I am in my way of finishing the graphs for a paper and decided (after a discussion on stats.stackoverflow), in order to transmit as much information as possible, to create the following graph that present both in the foreground the means and in the background the raw data:
However, one problem remains and that is overplotting. For example, the marked point looks like it reflects one data point, but in fact 5 data points exists with the same value at that place.
Therefore, I would like to know if there is a way to deal with overplotting in base graph
using points
as the function.
It would be ideal if e.g., the respective points get darker, or thicker or,...
Manually doing it is not an option (too many graphs and points like this).
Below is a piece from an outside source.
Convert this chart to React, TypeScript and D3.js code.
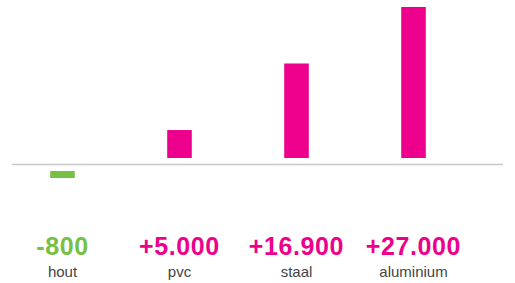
import React, { useEffect, useRef } from 'react'
import * as d3 from 'd3'

const categories = ['hout', 'pvc', 'staal', 'aluminium']
const values = [-800, 5000, 16900, 27000]
const valueLabels = ['-800', '+5.000', '+16.900', '+27.000']

const PINK = '#ec008c'
const GREEN = '#76c043'

export default function App() {
  const ref = useRef<SVGSVGElement>(null)

  useEffect(() => {
    const width = 515
    const height = 283
    const svg = d3.select(ref.current)
    svg.selectAll('*').remove()

    const x = d3.scaleBand()
      .domain(categories)
      .range([4, 472])
      .paddingInner(0.79)
      .paddingOuter(0.395)

    // bars leave a small gap above/below the zero line
    const baseline = 164.5
    const gap = 6.5
    const y = d3.scaleLinear()
      .domain([0, 27000])
      .range([0, 151])

    const g = svg.append('g')

    g.selectAll('rect.bar')
      .data(values)
      .enter()
      .append('rect')
      .attr('class', 'bar')
      .attr('x', (d, i) => x(categories[i]) as number)
      .attr('width', x.bandwidth())
      .attr('y', d => d >= 0 ? baseline - gap - y(d) : baseline + gap)
      .attr('height', d => Math.max(y(Math.abs(d)), 7))
      .attr('fill', d => d >= 0 ? PINK : GREEN)

    g.append('line')
      .attr('x1', 12)
      .attr('x2', 503)
      .attr('y1', baseline)
      .attr('y2', baseline)
      .attr('stroke', '#c8c8c8')
      .attr('stroke-width', 1.5)

    g.selectAll('text.value')
      .data(values)
      .enter()
      .append('text')
      .attr('class', 'value')
      .attr('x', (d, i) => (x(categories[i]) as number) + x.bandwidth() / 2)
      .attr('y', 255)
      .attr('text-anchor', 'middle')
      .style('font-family', 'Liberation Sans, Arial, sans-serif')
      .style('font-weight', 'bold')
      .style('font-size', '25px')
      .style('letter-spacing', '0.6px')
      .attr('fill', d => d >= 0 ? PINK : GREEN)
      .text((d, i) => valueLabels[i])

    g.selectAll('text.cat')
      .data(categories)
      .enter()
      .append('text')
      .attr('class', 'cat')
      .attr('x', d => (x(d) as number) + x.bandwidth() / 2)
      .attr('y', 277)
      .attr('text-anchor', 'middle')
      .style('font-family', 'Liberation Sans, Arial, sans-serif')
      .style('font-size', '15px')
      .attr('fill', '#444')
      .text(d => d)

    svg.attr('width', width).attr('height', height)
  }, [])

  return (
    <svg
      ref={ref}
      width={515}
      height={283}
      style={{ position: 'absolute', left: 0, top: 0, background: '#fff' }}
    />
  )
}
Furthermore, ggplot2
is also not what I want to learn to deal with this single problem (one reason is that I tend to like dual-axes what is not supprted in ggplot2
).
Update: I wrote a function which automatically creates the above graphs and avoids overplotting by adding vertical or horizontal jitter (or both): check it out!
This function is now available as raw.means.plot
and raw.means.plot2
in the plotrix
package (on CRAN).
Standard approach is to add some noise to the data before plotting. R has a function jitter() which does exactly that. You could use it to add the necessary noise to the coordinates in your plot. eg:
X <- rep(1:10,10)
Z <- as.factor(sample(letters[1:10],100,replace=T))
plot(jitter(as.numeric(Z),factor=0.2),X,xaxt="n")
axis(1,at=1:10,labels=levels(Z))